Give the data below again exactly as written, without its pictures.
## begin
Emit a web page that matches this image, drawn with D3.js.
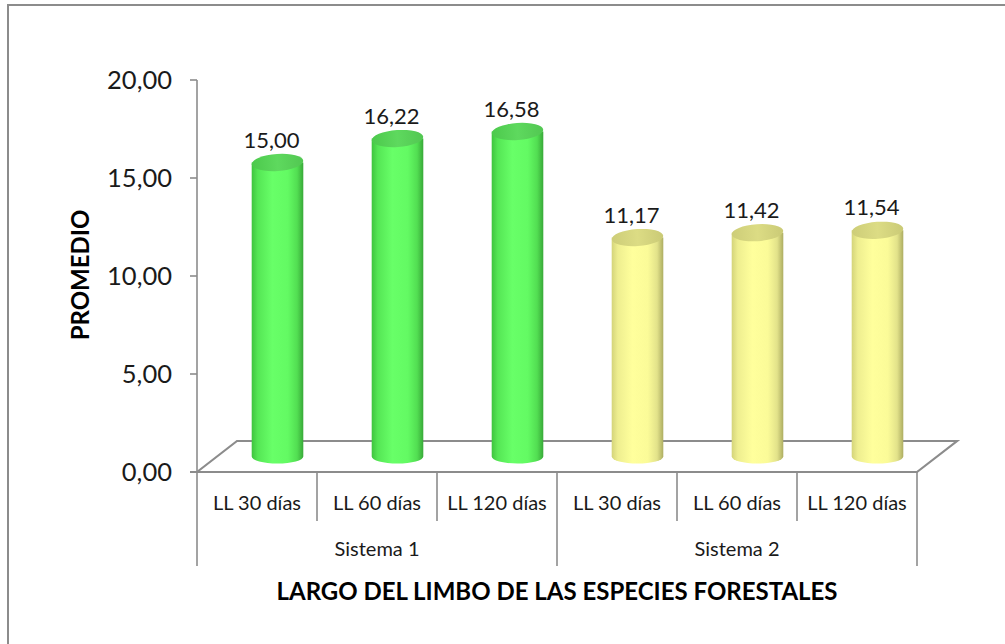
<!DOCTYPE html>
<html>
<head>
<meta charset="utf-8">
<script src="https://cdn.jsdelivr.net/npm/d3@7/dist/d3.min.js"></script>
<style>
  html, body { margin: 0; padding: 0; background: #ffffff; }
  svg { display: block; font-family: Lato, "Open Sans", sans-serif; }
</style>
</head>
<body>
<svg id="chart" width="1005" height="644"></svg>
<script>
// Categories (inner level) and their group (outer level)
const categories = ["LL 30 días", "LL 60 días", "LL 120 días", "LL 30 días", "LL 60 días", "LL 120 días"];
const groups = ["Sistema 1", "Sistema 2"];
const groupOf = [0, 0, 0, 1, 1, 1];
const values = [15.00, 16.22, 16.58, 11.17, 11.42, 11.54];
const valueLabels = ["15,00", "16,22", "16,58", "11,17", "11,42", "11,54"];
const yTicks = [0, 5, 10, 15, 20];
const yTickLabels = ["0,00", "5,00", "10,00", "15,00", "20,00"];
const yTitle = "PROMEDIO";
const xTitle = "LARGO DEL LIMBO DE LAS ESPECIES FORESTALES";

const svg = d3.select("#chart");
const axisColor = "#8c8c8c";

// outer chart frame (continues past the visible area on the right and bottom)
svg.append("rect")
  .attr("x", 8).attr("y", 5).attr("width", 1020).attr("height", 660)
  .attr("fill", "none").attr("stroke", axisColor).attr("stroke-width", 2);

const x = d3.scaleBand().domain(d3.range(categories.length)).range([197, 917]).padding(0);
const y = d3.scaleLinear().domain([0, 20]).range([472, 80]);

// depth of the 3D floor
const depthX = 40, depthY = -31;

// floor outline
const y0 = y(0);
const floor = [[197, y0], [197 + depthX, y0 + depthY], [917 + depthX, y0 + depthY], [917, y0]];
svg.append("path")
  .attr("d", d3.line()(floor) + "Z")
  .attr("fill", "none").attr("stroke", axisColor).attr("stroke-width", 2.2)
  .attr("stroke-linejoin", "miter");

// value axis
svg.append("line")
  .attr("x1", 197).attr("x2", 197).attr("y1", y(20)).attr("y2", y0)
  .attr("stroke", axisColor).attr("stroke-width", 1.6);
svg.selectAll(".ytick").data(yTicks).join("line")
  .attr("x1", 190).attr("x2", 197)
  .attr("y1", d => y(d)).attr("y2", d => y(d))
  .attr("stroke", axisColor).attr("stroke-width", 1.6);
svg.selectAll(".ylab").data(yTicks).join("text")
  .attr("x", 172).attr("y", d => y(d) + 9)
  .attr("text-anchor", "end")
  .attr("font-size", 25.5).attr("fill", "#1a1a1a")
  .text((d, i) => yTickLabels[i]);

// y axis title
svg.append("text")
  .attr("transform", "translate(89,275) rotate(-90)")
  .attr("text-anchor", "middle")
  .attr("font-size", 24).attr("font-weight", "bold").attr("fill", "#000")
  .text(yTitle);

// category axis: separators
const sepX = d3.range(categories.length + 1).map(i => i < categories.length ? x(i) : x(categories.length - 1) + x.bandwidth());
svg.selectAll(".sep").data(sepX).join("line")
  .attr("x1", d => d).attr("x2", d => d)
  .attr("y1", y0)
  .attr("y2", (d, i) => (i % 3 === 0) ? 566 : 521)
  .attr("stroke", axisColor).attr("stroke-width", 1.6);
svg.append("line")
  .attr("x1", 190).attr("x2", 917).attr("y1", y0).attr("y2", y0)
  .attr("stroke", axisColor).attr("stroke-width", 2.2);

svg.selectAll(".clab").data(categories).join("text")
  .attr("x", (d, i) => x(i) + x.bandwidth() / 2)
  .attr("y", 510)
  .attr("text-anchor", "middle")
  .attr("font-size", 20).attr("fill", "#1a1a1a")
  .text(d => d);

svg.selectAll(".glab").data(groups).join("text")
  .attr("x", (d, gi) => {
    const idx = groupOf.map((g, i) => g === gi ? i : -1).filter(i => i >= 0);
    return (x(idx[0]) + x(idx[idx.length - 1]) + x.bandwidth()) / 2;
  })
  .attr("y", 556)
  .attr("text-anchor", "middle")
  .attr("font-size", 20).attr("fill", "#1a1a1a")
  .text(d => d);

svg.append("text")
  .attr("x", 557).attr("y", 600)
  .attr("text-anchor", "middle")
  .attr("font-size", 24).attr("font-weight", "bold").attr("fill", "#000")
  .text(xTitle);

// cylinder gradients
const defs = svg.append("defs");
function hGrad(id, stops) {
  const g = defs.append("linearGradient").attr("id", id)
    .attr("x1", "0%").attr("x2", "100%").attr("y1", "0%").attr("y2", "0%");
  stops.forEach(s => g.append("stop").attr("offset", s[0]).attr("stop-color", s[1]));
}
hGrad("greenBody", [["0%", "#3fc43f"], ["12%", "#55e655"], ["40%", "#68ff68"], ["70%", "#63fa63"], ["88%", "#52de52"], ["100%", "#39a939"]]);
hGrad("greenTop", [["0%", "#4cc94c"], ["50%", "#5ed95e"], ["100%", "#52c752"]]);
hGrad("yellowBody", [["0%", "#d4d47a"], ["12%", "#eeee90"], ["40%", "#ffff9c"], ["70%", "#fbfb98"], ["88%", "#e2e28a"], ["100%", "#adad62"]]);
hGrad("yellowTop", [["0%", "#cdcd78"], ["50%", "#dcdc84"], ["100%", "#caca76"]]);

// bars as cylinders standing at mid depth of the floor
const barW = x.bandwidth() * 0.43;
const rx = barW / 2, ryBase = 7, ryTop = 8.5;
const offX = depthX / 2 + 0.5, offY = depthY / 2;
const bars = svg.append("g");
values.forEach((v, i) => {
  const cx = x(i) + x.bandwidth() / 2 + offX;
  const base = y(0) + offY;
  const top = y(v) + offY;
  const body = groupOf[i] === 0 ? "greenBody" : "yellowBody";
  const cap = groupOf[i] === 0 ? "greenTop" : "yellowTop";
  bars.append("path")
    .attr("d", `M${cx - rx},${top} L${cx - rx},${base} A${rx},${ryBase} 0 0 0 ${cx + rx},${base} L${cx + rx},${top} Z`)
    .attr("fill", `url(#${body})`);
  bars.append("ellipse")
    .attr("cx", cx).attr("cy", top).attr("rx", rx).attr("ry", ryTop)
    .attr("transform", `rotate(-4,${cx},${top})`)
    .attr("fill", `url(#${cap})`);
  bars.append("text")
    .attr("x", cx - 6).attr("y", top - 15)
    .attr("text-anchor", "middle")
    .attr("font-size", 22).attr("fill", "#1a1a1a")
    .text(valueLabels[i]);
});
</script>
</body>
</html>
## end
### [Response for this exercise]
Emit a web page that matches this image, drawn with D3.js.
<!DOCTYPE html>
<html>
<head>
<meta charset="utf-8">
<script src="https://cdn.jsdelivr.net/npm/d3@7/dist/d3.min.js"></script>
<style>
  html, body { margin: 0; padding: 0; background: #ffffff; }
  svg { display: block; font-family: Lato, "Open Sans", sans-serif; }
</style>
</head>
<body>
<svg id="chart" width="1005" height="644"></svg>
<script>
// Categories (inner level) and their group (outer level)
const categories = ["LL 30 días", "LL 60 días", "LL 120 días", "LL 30 días", "LL 60 días", "LL 120 días"];
const groups = ["Sistema 1", "Sistema 2"];
const groupOf = [0, 0, 0, 1, 1, 1];
const values = [15.00, 16.22, 16.58, 11.17, 11.42, 11.54];
const valueLabels = ["15,00", "16,22", "16,58", "11,17", "11,42", "11,54"];
const yTicks = [0, 5, 10, 15, 20];
const yTickLabels = ["0,00", "5,00", "10,00", "15,00", "20,00"];
const yTitle = "PROMEDIO";
const xTitle = "LARGO DEL LIMBO DE LAS ESPECIES FORESTALES";

const svg = d3.select("#chart");
const axisColor = "#8c8c8c";

// outer chart frame (continues past the visible area on the right and bottom)
svg.append("rect")
  .attr("x", 8).attr("y", 5).attr("width", 1020).attr("height", 660)
  .attr("fill", "none").attr("stroke", axisColor).attr("stroke-width", 2);

const x = d3.scaleBand().domain(d3.range(categories.length)).range([197, 917]).padding(0);
const y = d3.scaleLinear().domain([0, 20]).range([472, 80]);

// depth of the 3D floor
const depthX = 40, depthY = -31;

// floor outline
const y0 = y(0);
const floor = [[197, y0], [197 + depthX, y0 + depthY], [917 + depthX, y0 + depthY], [917, y0]];
svg.append("path")
  .attr("d", d3.line()(floor) + "Z")
  .attr("fill", "none").attr("stroke", axisColor).attr("stroke-width", 2.2)
  .attr("stroke-linejoin", "miter");

// value axis
svg.append("line")
  .attr("x1", 197).attr("x2", 197).attr("y1", y(20)).attr("y2", y0)
  .attr("stroke", axisColor).attr("stroke-width", 1.6);
svg.selectAll(".ytick").data(yTicks).join("line")
  .attr("x1", 190).attr("x2", 197)
  .attr("y1", d => y(d)).attr("y2", d => y(d))
  .attr("stroke", axisColor).attr("stroke-width", 1.6);
svg.selectAll(".ylab").data(yTicks).join("text")
  .attr("x", 172).attr("y", d => y(d) + 9)
  .attr("text-anchor", "end")
  .attr("font-size", 25.5).attr("fill", "#1a1a1a")
  .text((d, i) => yTickLabels[i]);

// y axis title
svg.append("text")
  .attr("transform", "translate(89,275) rotate(-90)")
  .attr("text-anchor", "middle")
  .attr("font-size", 24).attr("font-weight", "bold").attr("fill", "#000")
  .text(yTitle);

// category axis: separators
const sepX = d3.range(categories.length + 1).map(i => i < categories.length ? x(i) : x(categories.length - 1) + x.bandwidth());
svg.selectAll(".sep").data(sepX).join("line")
  .attr("x1", d => d).attr("x2", d => d)
  .attr("y1", y0)
  .attr("y2", (d, i) => (i % 3 === 0) ? 566 : 521)
  .attr("stroke", axisColor).attr("stroke-width", 1.6);
svg.append("line")
  .attr("x1", 190).attr("x2", 917).attr("y1", y0).attr("y2", y0)
  .attr("stroke", axisColor).attr("stroke-width", 2.2);

svg.selectAll(".clab").data(categories).join("text")
  .attr("x", (d, i) => x(i) + x.bandwidth() / 2)
  .attr("y", 510)
  .attr("text-anchor", "middle")
  .attr("font-size", 20).attr("fill", "#1a1a1a")
  .text(d => d);

svg.selectAll(".glab").data(groups).join("text")
  .attr("x", (d, gi) => {
    const idx = groupOf.map((g, i) => g === gi ? i : -1).filter(i => i >= 0);
    return (x(idx[0]) + x(idx[idx.length - 1]) + x.bandwidth()) / 2;
  })
  .attr("y", 556)
  .attr("text-anchor", "middle")
  .attr("font-size", 20).attr("fill", "#1a1a1a")
  .text(d => d);

svg.append("text")
  .attr("x", 557).attr("y", 600)
  .attr("text-anchor", "middle")
  .attr("font-size", 24).attr("font-weight", "bold").attr("fill", "#000")
  .text(xTitle);

// cylinder gradients
const defs = svg.append("defs");
function hGrad(id, stops) {
  const g = defs.append("linearGradient").attr("id", id)
    .attr("x1", "0%").attr("x2", "100%").attr("y1", "0%").attr("y2", "0%");
  stops.forEach(s => g.append("stop").attr("offset", s[0]).attr("stop-color", s[1]));
}
hGrad("greenBody", [["0%", "#3fc43f"], ["12%", "#55e655"], ["40%", "#68ff68"], ["70%", "#63fa63"], ["88%", "#52de52"], ["100%", "#39a939"]]);
hGrad("greenTop", [["0%", "#4cc94c"], ["50%", "#5ed95e"], ["100%", "#52c752"]]);
hGrad("yellowBody", [["0%", "#d4d47a"], ["12%", "#eeee90"], ["40%", "#ffff9c"], ["70%", "#fbfb98"], ["88%", "#e2e28a"], ["100%", "#adad62"]]);
hGrad("yellowTop", [["0%", "#cdcd78"], ["50%", "#dcdc84"], ["100%", "#caca76"]]);

// bars as cylinders standing at mid depth of the floor
const barW = x.bandwidth() * 0.43;
const rx = barW / 2, ryBase = 7, ryTop = 8.5;
const offX = depthX / 2 + 0.5, offY = depthY / 2;
const bars = svg.append("g");
values.forEach((v, i) => {
  const cx = x(i) + x.bandwidth() / 2 + offX;
  const base = y(0) + offY;
  const top = y(v) + offY;
  const body = groupOf[i] === 0 ? "greenBody" : "yellowBody";
  const cap = groupOf[i] === 0 ? "greenTop" : "yellowTop";
  bars.append("path")
    .attr("d", `M${cx - rx},${top} L${cx - rx},${base} A${rx},${ryBase} 0 0 0 ${cx + rx},${base} L${cx + rx},${top} Z`)
    .attr("fill", `url(#${body})`);
  bars.append("ellipse")
    .attr("cx", cx).attr("cy", top).attr("rx", rx).attr("ry", ryTop)
    .attr("transform", `rotate(-4,${cx},${top})`)
    .attr("fill", `url(#${cap})`);
  bars.append("text")
    .attr("x", cx - 6).attr("y", top - 15)
    .attr("text-anchor", "middle")
    .attr("font-size", 22).attr("fill", "#1a1a1a")
    .text(valueLabels[i]);
});
</script>
</body>
</html>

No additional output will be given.